After the deployment of γ-ray detectors in satellites above our atmosphere that absorbs all γ-rays it was it was discovered that the rp-process can also take place at even higher temperatures and densities if the main star in a close binary system is a neutron star instead of a white dwarf. These explosions are called X-ray bursts. Conditions for the rp-process to happen can also exist in other locations like in certain regions of super novae, not discussed in this short introduction.

Many details of the rp-process are not well understood and, therefore, the determination of the (p,γ) reactions rates has been an important activity of nuclear astrophysicists.

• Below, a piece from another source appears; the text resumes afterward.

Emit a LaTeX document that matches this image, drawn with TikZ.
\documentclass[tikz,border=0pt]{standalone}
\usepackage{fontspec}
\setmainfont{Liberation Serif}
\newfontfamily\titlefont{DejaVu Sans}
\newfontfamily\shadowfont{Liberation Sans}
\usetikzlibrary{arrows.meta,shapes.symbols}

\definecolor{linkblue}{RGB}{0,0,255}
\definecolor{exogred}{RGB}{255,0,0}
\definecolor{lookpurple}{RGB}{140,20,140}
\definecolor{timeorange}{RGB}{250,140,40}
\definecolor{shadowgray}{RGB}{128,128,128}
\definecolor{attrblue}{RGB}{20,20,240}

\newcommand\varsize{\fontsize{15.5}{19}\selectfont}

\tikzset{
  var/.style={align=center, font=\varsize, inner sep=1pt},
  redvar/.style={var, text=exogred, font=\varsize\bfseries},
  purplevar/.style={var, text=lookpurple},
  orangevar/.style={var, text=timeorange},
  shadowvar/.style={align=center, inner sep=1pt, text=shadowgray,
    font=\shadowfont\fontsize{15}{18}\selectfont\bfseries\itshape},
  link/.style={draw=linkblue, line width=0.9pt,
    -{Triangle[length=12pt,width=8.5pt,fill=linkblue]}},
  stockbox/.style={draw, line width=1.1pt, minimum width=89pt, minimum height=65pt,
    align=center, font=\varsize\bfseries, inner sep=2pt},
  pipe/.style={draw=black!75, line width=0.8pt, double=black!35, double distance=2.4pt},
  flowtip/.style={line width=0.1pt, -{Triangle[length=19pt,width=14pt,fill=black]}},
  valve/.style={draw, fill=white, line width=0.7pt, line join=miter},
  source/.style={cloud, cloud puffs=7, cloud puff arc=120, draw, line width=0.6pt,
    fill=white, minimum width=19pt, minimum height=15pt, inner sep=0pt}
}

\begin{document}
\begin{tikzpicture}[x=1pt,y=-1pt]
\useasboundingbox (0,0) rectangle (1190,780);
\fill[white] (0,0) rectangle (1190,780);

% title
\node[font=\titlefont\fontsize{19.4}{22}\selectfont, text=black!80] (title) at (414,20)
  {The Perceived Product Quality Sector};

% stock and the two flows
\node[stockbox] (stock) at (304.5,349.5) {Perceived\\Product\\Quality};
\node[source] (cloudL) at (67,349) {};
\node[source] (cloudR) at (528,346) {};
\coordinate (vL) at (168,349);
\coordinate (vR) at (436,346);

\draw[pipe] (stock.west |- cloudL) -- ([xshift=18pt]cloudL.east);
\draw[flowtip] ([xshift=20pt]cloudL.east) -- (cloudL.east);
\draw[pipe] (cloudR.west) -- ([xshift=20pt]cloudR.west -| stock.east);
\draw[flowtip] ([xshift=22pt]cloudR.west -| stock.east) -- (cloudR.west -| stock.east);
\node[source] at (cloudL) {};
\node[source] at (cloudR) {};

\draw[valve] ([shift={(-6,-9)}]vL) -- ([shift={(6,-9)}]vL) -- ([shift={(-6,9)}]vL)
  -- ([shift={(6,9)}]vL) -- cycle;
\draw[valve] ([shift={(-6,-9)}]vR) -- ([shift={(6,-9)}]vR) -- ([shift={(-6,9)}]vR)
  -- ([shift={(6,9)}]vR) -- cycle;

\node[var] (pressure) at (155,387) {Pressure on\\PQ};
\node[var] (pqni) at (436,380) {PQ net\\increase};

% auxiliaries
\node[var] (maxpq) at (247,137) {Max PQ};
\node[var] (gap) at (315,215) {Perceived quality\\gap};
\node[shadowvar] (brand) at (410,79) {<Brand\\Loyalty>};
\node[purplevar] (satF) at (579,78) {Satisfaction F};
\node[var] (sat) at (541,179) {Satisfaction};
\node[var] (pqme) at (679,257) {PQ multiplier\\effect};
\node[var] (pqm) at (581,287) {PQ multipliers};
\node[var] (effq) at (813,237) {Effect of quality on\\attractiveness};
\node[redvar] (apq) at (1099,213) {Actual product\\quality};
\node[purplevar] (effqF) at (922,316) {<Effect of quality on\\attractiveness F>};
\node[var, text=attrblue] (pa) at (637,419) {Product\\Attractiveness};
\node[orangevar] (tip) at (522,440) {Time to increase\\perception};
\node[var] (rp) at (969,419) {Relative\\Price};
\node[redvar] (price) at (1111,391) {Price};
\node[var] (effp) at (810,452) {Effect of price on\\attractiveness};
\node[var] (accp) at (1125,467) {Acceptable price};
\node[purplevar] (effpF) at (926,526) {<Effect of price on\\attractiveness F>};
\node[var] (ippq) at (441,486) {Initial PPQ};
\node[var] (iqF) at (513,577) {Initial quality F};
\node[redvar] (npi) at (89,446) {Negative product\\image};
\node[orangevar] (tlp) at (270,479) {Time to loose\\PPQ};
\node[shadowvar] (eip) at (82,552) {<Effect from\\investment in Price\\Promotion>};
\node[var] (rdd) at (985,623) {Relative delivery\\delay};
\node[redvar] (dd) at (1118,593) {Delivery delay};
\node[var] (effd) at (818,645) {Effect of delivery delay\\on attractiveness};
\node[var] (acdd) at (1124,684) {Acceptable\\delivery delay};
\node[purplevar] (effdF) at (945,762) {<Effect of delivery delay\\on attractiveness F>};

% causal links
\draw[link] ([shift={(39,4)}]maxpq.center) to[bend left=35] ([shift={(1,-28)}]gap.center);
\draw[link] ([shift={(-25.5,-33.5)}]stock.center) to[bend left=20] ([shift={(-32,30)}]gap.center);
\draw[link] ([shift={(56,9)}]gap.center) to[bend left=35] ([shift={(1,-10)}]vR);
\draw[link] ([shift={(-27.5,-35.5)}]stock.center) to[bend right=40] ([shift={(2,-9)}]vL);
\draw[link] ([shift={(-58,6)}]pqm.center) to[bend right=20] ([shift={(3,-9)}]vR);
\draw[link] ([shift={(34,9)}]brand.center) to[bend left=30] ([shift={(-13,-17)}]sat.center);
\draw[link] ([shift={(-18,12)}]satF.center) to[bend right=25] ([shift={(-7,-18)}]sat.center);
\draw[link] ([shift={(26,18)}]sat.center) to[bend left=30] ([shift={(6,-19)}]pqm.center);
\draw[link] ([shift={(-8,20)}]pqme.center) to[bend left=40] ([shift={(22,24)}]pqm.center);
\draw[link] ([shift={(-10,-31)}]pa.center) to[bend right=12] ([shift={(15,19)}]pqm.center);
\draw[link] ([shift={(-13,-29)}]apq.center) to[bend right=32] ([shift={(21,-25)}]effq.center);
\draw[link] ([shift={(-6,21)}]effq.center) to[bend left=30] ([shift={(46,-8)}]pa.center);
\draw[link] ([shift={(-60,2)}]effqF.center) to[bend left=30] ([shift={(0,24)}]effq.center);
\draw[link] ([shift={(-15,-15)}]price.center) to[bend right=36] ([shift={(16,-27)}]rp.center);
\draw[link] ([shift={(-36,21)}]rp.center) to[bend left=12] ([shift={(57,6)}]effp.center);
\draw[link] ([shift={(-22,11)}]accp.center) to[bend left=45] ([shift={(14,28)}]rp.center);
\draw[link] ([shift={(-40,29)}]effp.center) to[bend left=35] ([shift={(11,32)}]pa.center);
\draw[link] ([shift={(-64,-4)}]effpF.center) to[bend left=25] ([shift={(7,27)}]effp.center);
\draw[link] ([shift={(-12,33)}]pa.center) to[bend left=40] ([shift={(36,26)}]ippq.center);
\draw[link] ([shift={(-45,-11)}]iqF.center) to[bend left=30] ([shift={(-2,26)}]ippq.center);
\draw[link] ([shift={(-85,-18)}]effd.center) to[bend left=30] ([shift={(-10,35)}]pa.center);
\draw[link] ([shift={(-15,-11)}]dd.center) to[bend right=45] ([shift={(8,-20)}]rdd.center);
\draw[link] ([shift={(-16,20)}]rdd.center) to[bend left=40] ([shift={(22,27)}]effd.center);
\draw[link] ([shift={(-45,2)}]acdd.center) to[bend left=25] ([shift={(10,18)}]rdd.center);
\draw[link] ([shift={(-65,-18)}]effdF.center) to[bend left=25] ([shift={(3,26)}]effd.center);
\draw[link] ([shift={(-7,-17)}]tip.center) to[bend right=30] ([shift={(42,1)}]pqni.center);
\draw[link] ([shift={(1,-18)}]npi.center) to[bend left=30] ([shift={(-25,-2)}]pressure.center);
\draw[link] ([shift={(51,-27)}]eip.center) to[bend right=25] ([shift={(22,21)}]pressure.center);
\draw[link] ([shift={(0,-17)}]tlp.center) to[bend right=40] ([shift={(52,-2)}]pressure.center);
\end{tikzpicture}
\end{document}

Unfortunately direct measurements of this reaction are not possible, because the targets are short-lived Radio Isotopes (RI). Therefore, these rates are measured in inverse kinematics, where the RI is the projectile and the proton as hydrogen gas is used as target. This technique was used in the past 25 years to study a few rp-process reactions, but was severely limited because only relatively low intensity RI beams were available.

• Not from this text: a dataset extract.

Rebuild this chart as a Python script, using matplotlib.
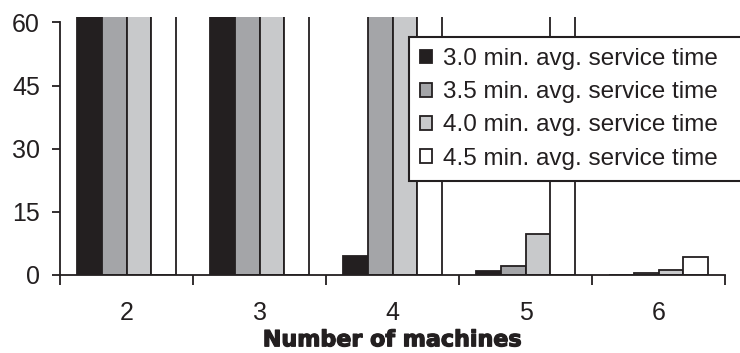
import matplotlib
matplotlib.use("Agg")
import matplotlib.pyplot as plt
import matplotlib.patheffects as pe
import numpy as np

plt.rcParams['font.family'] = ['Liberation Sans', 'DejaVu Sans']

machines = ["2", "3", "4", "5", "6"]
series_labels = ["3.0 min. avg. service time", "3.5 min. avg. service time",
                 "4.0 min. avg. service time", "4.5 min. avg. service time"]
# values above 60 are off the chart (clipped at the top)
s30 = [100, 100, 4.4, 1.0, 0.0]
s35 = [100, 100, 100, 2.1, 0.4]
s40 = [100, 100, 100, 9.7, 1.3]
s45 = [100, 100, 100, 100, 4.2]
series = [s30, s35, s40, s45]
colors = ["#231f20", "#a4a5a8", "#c8c9cb", "#ffffff"]
yticks = [0, 15, 30, 45, 60]

ink = "#231f20"
fig = plt.figure(figsize=(7.4, 3.53), dpi=100)
ax = fig.add_axes([60/740, 1 - 275/353, 665/740, 258/353])

x = np.arange(len(machines))
w = 0.186
for i, (vals, c, lab) in enumerate(zip(series, colors, series_labels)):
    ax.bar(x + (i - 1.5) * w, vals, width=w, color=c, edgecolor=ink,
           linewidth=1.3, label=lab, zorder=2)

ax.set_xlim(-0.5, len(machines) - 0.5)
ax.set_ylim(0, 61.3)
for s in ["top", "right"]:
    ax.spines[s].set_visible(False)
ax.spines["left"].set_bounds(0, 60)
for s in ["left", "bottom"]:
    ax.spines[s].set_color(ink)
    ax.spines[s].set_linewidth(1.3)

ax.set_yticks(yticks)
ax.set_yticklabels([str(v) for v in yticks])
ax.tick_params(axis="y", direction="out", length=6, width=1.3, color=ink,
               pad=8.5, labelsize=18, labelcolor=ink)
ax.set_xticks(x)
ax.set_xticklabels(machines)
ax.tick_params(axis="x", which="major", length=0, pad=19, labelsize=18, labelcolor=ink)
ax.set_xticks(np.arange(-0.5, len(machines)), minor=True)
ax.tick_params(axis="x", which="minor", direction="out", length=7, width=1.3, color=ink)

xl = ax.set_xlabel("Number of machines", fontsize=16, fontweight="heavy",
                   family="DejaVu Sans", color=ink, labelpad=3.5)
xl.set_path_effects([pe.withStroke(linewidth=0.9, foreground=ink)])

leg = ax.legend(loc="upper left", bbox_to_anchor=(0.525, 0.0, 0.52, 0.922),
                mode="expand", fontsize=17.5,
                frameon=True, fancybox=False, borderaxespad=0, handlelength=0.5,
                handleheight=0.5, handletextpad=0.45, labelspacing=0.46,
                borderpad=0.45, labelcolor=ink)
leg.get_frame().set_edgecolor(ink)
leg.get_frame().set_linewidth(1.5)
leg.get_frame().set_alpha(1)
leg.set_zorder(5)

fig.savefig("out.png", dpi=100)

This is changing with the construction of FRIB, the high intensity RI beam facility of MSU. Therefore, a collaboration of astrophysicists have been collaborating to design the SECAR, a Separator for Capture Reactions, that will use FRIB’s high-intensity RI beams to study systematically rp-process reactions up to masses A bout 65. The construction of SECAR has started and will become operational by 2021 in time to make use of the first RI beam from FRIB.

SECAR is designed on the basis of the experience obtained in the pioneering  recoil separators built and used previously, e.g. DRAGON. The figure show shows SECAR at the NSCL reaccelerated beam line ReA3 with RI beams in the center of mass energy range from about 0.2 MeV to 3.0 MeV. SECAR starts with the high density gas-jet target JENSA followed by 4 Sections with 4 focal planes F1 – F4. In Section 1 a single charge state is selected.  Since the magnetic rigidity of the beam and the recoils are almost the same a velocity filter is used in Section 2 to separate the beam and the recoils in FP2. In order to achieve the required high mass resolution of m/dm = 750 a second velocity filter is installed in Section 3. The expected beam rejection is about 10-13. The final Section 4 provides a clean and flexible ion-optics  for the detector system, that will allow discriminating the beam with an additional rejection of 10-4 by means of time-of-flight, energy loss and residual energy measurements.